Throughout Kill Bill , I got the sense that Tarantino thinks he is being more clever than he actually is. But, in reality, he's just more clever than James Berardinelli (who, interestingly enough, gives the film 2-1/2 out of 4 stars). I find it astounding that, as a so-called professional film critic, your review consists entirely of petty bitching on how this film is a marketing gimmick by Miramax that's not as good as Pulp Fiction. If you were not so obsessed with the things this film is not and actually concentrated you review on what it actually is, you would see that this is hands-down the most stylish action-revenge flick ever put to film. Berardinelli claims that this is "half-a-movie that runs too long." When a critic's reason for disliking a film isn't about the actual material in the half he saw, but instead is whining because he has to pay to see the ending... it's pretty difficult to take his "review" seriously when other films that are told in parts don't get the same treatment.

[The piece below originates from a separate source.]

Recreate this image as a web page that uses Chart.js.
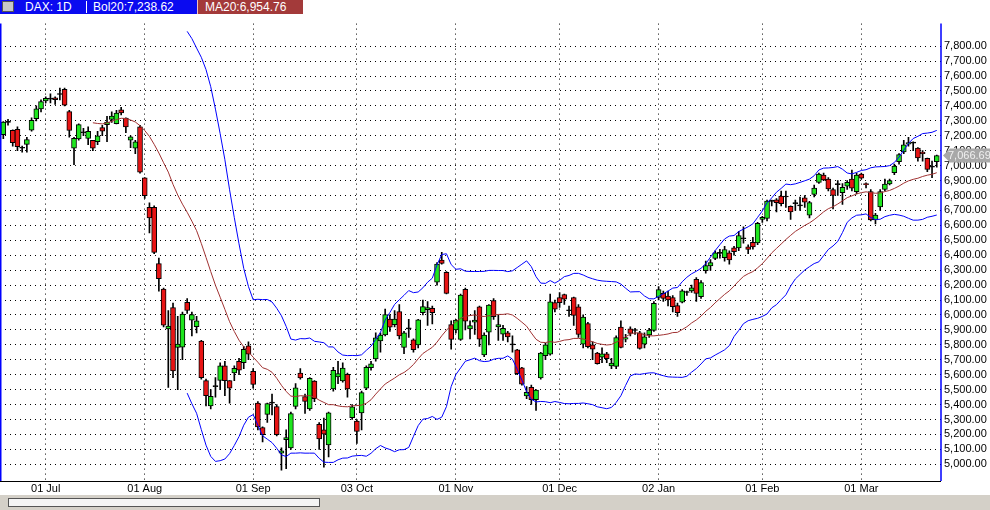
<!DOCTYPE html>
<html><head><meta charset="utf-8">
<script src="https://cdn.jsdelivr.net/npm/chart.js@4/dist/chart.umd.min.js"></script>
<style>
html,body{margin:0;padding:0;background:#fff;width:990px;height:510px;overflow:hidden;font-family:"Liberation Sans",Arial,sans-serif}
#hdr{position:absolute;left:0;top:0;width:990px;height:14px;background:#fff}
#hb{position:absolute;left:0;top:0;width:197px;height:14px;background:#0a0af0}
#hm{position:absolute;left:197px;top:0;width:105px;height:14px;background:#a33a3a;border-left:1px solid #f0c0c0}
.ht{position:absolute;top:0;color:#fff;font-size:12px;line-height:14px;white-space:nowrap}
#ic{position:absolute;left:2px;top:1px;width:12px;height:11px;background:#c8c8c8;border:1px solid #555;box-sizing:border-box}
#wrap{position:absolute;left:0;top:14px;width:990px;height:481px}
#sb{position:absolute;left:0;top:495px;width:990px;height:15px;background:#d4d0c8}
#tr{position:absolute;left:8px;top:3px;width:310px;height:7px;background:#f4f4f4;border:1px solid #555}
</style></head><body>
<div id="hdr"><div id="hb"></div><div id="hm"></div><div id="ic"></div>
<div class="ht" style="left:25px">DAX: 1D</div>
<div style="position:absolute;left:86px;top:1px;width:1px;height:12px;background:#fff"></div>
<div class="ht" style="left:93px">Bol20:7,238.62</div>
<div class="ht" style="left:205px">MA20:6,954.76</div></div>
<div id="wrap"><canvas id="c" width="990" height="481"></canvas></div>
<div id="sb"><div id="tr"></div></div>
<script>
const opens=[7208,7290,7237,7243,7116,7142,7237,7314,7380,7434,7445,7454,7476,7510,7362,7116,7178,7220,7182,7169,7160,7254,7274,7309,7281,7373,7318,7171,7116,7259,
6919,6721,6721,6344,6173,5906,6050,5783,5785,6085,5965,5921,5825,5560,5390,5520,5561,5660,5560,5612,5690,5680,5793,5622,5410,5246,5334,5410,5387,5075,
5165,5110,5388,5611,5454,5370,5557,5268,5230,5130,5505,5585,5559,5603,5312,5290,5344,5509,5647,5705,5826,5866,5973,5935,6023,5782,5907,5833,5800,6016,
6035,6045,6220,6367,6286,5935,5900,5836,6172,5907,5951,6055,5732,5885,6096,5920,5872,5881,5800,5767,5646,5458,5515,5432,5578,5727,5738,6082,6117,6137,
6028,6117,6055,5804,5942,5800,5744,5718,5740,5658,5656,5918,5838,5907,5896,5881,5805,5867,5897,6117,6144,6126,6117,6062,6086,6150,6161,6238,6122,6297,
6328,6379,6412,6383,6416,6449,6449,6510,6456,6486,6482,6640,6647,6760,6771,6796,6790,6728,6745,6730,6785,6668,6807,6888,6936,6910,6840,6873,6818,6862,
6910,6826,6943,6880,6826,6636,6723,6840,6877,6953,7026,7092,7144,7151,7118,7090,7048,6990,7026];
const highs=[7295,7310,7240,7260,7130,7190,7320,7400,7440,7460,7480,7460,7520,7520,7370,7190,7280,7250,7260,7170,7230,7270,7330,7360,7370,7390,7320,7200,7170,7270,
6920,6750,6730,6380,6180,6030,6080,5990,6020,6110,6020,5990,5830,5570,5500,5580,5680,5690,5560,5660,5710,5790,5820,5640,5420,5250,5410,5470,5400,5110,
5230,5350,5540,5640,5470,5580,5560,5280,5310,5350,5650,5690,5680,5610,5400,5300,5490,5660,5690,5880,5880,6040,6000,6030,6070,5890,5970,5840,5970,6100,
6090,6060,6350,6420,6290,5960,5970,6140,6180,5960,6030,6060,5880,6070,6110,6000,5930,5890,5860,5770,5650,5520,5530,5500,5750,5810,6140,6100,6150,6140,
6060,6120,6070,6000,5950,5820,5750,5780,5750,5710,5860,5960,5870,5920,5910,5890,5880,5910,6090,6190,6160,6160,6130,6080,6170,6160,6200,6250,6230,6360,
6370,6430,6440,6460,6430,6460,6560,6590,6470,6520,6620,6660,6770,6770,6780,6830,6830,6730,6770,6790,6800,6760,6870,6950,6950,6920,6850,6900,6880,6900,
6970,6950,6950,6885,6840,6680,6840,6910,6910,7010,7080,7170,7190,7160,7120,7100,7050,7030,7070];
const lows=[7180,7270,7130,7100,7090,7090,7230,7300,7360,7420,7420,7410,7440,7400,7190,7007,7170,7200,7140,7100,7140,7200,7160,7290,7280,7340,7220,7120,7080,6950,
6780,6550,6410,6160,5920,5515,5580,5500,5700,6010,5860,5880,5570,5390,5370,5450,5500,5460,5410,5560,5600,5640,5700,5510,5230,5150,5280,5330,5190,4960,
4970,5100,5370,5570,5340,5360,5420,5100,4980,5050,5490,5540,5550,5450,5300,5140,5230,5500,5630,5690,5750,5860,5890,5920,5840,5740,5850,5750,5780,6000,
5930,5940,6200,6340,6140,5770,5880,5830,5900,5840,5870,5790,5720,5800,5970,5830,5830,5820,5750,5600,5530,5440,5400,5360,5570,5700,5730,6020,6050,6070,
5990,5930,5850,5780,5780,5700,5670,5680,5680,5640,5640,5780,5820,5860,5870,5770,5780,5850,5890,6100,6090,6060,6020,5990,6080,6130,6150,6090,6110,6280,
6300,6370,6380,6360,6340,6400,6430,6480,6410,6440,6470,6620,6630,6730,6690,6730,6720,6640,6700,6700,6720,6650,6790,6880,6900,6830,6710,6800,6740,6840,
6830,6810,6910,6850,6630,6610,6700,6830,6870,6940,7010,7080,7130,7100,7030,7030,6960,6920,6990];
const closes=[7292,7290,7153,7127,7116,7175,7303,7380,7428,7450,7445,7441,7476,7405,7235,7182,7274,7220,7230,7116,7199,7230,7292,7331,7351,7353,7259,7193,7160,6956,
6798,6649,6419,6243,5932,5926,5625,5805,6005,6030,6002,5960,5580,5460,5455,5520,5660,5560,5510,5643,5630,5770,5738,5535,5250,5198,5406,5410,5198,5090,
5178,5340,5512,5578,5421,5575,5439,5169,5202,5345,5629,5607,5645,5505,5384,5220,5480,5650,5673,5847,5865,6002,5918,5973,5859,5881,5907,5767,5968,6056,
6050,6016,6340,6345,6144,5836,5965,6133,5958,5929,5965,5837,5865,6066,5988,5935,5910,5853,5800,5607,5537,5482,5432,5497,5745,5800,6088,6038,6082,6106,
6028,5997,5869,5986,5787,5771,5673,5740,5707,5678,5849,5782,5849,5876,5896,5776,5853,5899,6078,6170,6111,6100,6055,6016,6161,6150,6181,6144,6216,6330,
6350,6416,6412,6438,6368,6423,6532,6510,6438,6456,6614,6653,6763,6760,6752,6745,6790,6690,6745,6730,6756,6752,6849,6943,6905,6844,6800,6873,6855,6888,
6849,6936,6916,6873,6636,6669,6826,6877,6899,6997,7074,7140,7155,7151,7052,7080,6975,6990,7067];
const tickLabels=["01 Jul","01 Aug","01 Sep","03 Oct","01 Nov","01 Dec","02 Jan","01 Feb","01 Mar"];
const lastLabel="7,066.69";

const N=closes.length;
const MON=["Jan","Feb","Mar","Apr","May","Jun","Jul","Aug","Sep","Oct","Nov","Dec"];
const categories=[];
{let d=new Date(Date.UTC(2011,5,20));while(categories.length<N){const wd=d.getUTCDay();const iso=d.toISOString().slice(0,10);
if(wd!==0&&wd!==6&&iso!=="2011-12-26")categories.push(String(d.getUTCDate()).padStart(2,"0")+" "+MON[d.getUTCMonth()]);
d=new Date(d.getTime()+86400000);}}
const tickIdx=tickLabels.map(l=>categories.indexOf(l)).filter(i=>i>=0);

const ma=[],up=[],lo=[];
for(let i=0;i<N;i++){
 if(i<19){ma.push({x:i,y:null});up.push({x:i,y:null});lo.push({x:i,y:null});continue;}
 const w=closes.slice(i-19,i+1);const m=w.reduce((a,b)=>a+b,0)/20;
 const sd=Math.sqrt(w.reduce((a,b)=>a+(b-m)*(b-m),0)/20);
 ma.push({x:i,y:m});up.push({x:i,y:i>=39?m+2*sd:null});lo.push({x:i,y:i>=39?m-2*sd:null});
}
const wick=closes.map((c,i)=>({x:i,y:[lows[i],highs[i]]}));
const body=closes.map((c,i)=>({x:i,y:[opens[i],c]}));
const bodyCol=closes.map((c,i)=>c>opens[i]?"#1ee61e":(c<opens[i]?"#e81414":"#000"));

const frame={id:"frame",afterDraw(ch){
 const {ctx,chartArea:a}=ch;ctx.save();
 ctx.strokeStyle="#0000ff";ctx.lineWidth=1.5;
 ctx.beginPath();ctx.moveTo(a.left+0.75,a.top);ctx.lineTo(a.left+0.75,a.bottom);ctx.moveTo(a.right,a.top);ctx.lineTo(a.right,a.bottom);ctx.stroke();
 ctx.strokeStyle="#000";ctx.lineWidth=1;ctx.beginPath();ctx.moveTo(a.left,a.bottom+0.5);ctx.lineTo(a.right,a.bottom+0.5);ctx.stroke();
 const y=ch.scales.y.getPixelForValue(closes[N-1]);const x0=a.right+2;
 ctx.fillStyle="#a8a8a8";ctx.beginPath();ctx.moveTo(x0,y);ctx.lineTo(x0+7,y-7);ctx.lineTo(990,y-7);ctx.lineTo(990,y+7);ctx.lineTo(x0+7,y+7);ctx.closePath();ctx.fill();
 ctx.fillStyle="#f0f0f0";ctx.font="11px 'Liberation Sans'";ctx.textBaseline="middle";ctx.fillText(lastLabel,x0+5,y+0.5);
 ctx.restore();}};

new Chart(document.getElementById("c"),{
 data:{datasets:[
  {type:"line",data:up,borderColor:"#0000ff",borderWidth:1,pointRadius:0,order:-2},
  {type:"line",data:lo,borderColor:"#0000ff",borderWidth:1,pointRadius:0,order:-2},
  {type:"line",data:ma,borderColor:"#a03232",borderWidth:1,pointRadius:0,order:-1},
  {type:"bar",data:body,backgroundColor:bodyCol,borderColor:"#000",borderWidth:1,borderSkipped:false,barThickness:5,minBarLength:1,grouped:false,order:0},
  {type:"bar",data:wick,backgroundColor:"#000",borderWidth:0,barThickness:1,grouped:false,order:1}
 ]},
 options:{responsive:false,animation:false,events:[],
  layout:{padding:0},
  plugins:{legend:{display:false},tooltip:{enabled:false}},
  scales:{
   x:{type:"linear",min:-0.7,max:198.9,offset:false,
    afterBuildTicks(s){s.ticks=tickIdx.map(v=>({value:v}));},
    afterFit(s){s.height=14;},
    ticks:{autoSkip:false,maxRotation:0,padding:1,color:"#000",font:{family:"Liberation Sans",size:11},callback:v=>categories[v]},
    grid:{color:"#000",lineWidth:1,drawTicks:false,offset:false},border:{display:false,dash:[1,4]}},
   y:{position:"right",min:4888,max:7951,
    afterBuildTicks(s){const t=[];for(let v=5000;v<=7800;v+=100)t.push({value:v});s.ticks=t;},
    afterFit(s){s.width=49;},
    ticks:{autoSkip:false,padding:3,color:"#000",font:{family:"Liberation Sans",size:11},
     callback:v=>v.toLocaleString("en-US",{minimumFractionDigits:2,maximumFractionDigits:2})},
    grid:{color:"#000",lineWidth:1,drawTicks:false},border:{display:false,dash:[1,4]}}
  }},
 plugins:[frame]
});
</script></body></html>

UPDATE: After getting a deliciously scathing comment on May 2nd, 2010 berating me for daring to voice my opinion on Berardinelli's opinion (DELETE!), I Googled around and found a genius deconstruction of the guy's reviewing "style" at Your Stupid Minds. Far be it for me to crap all over somebody's passion for film, but now I feel fully justified questioning exactly how this Berardinelli guy got to be a "Top Critic" at Rotten Tomatoes when his reviews are so pedestrian and lacking any kind of real insight or imagination.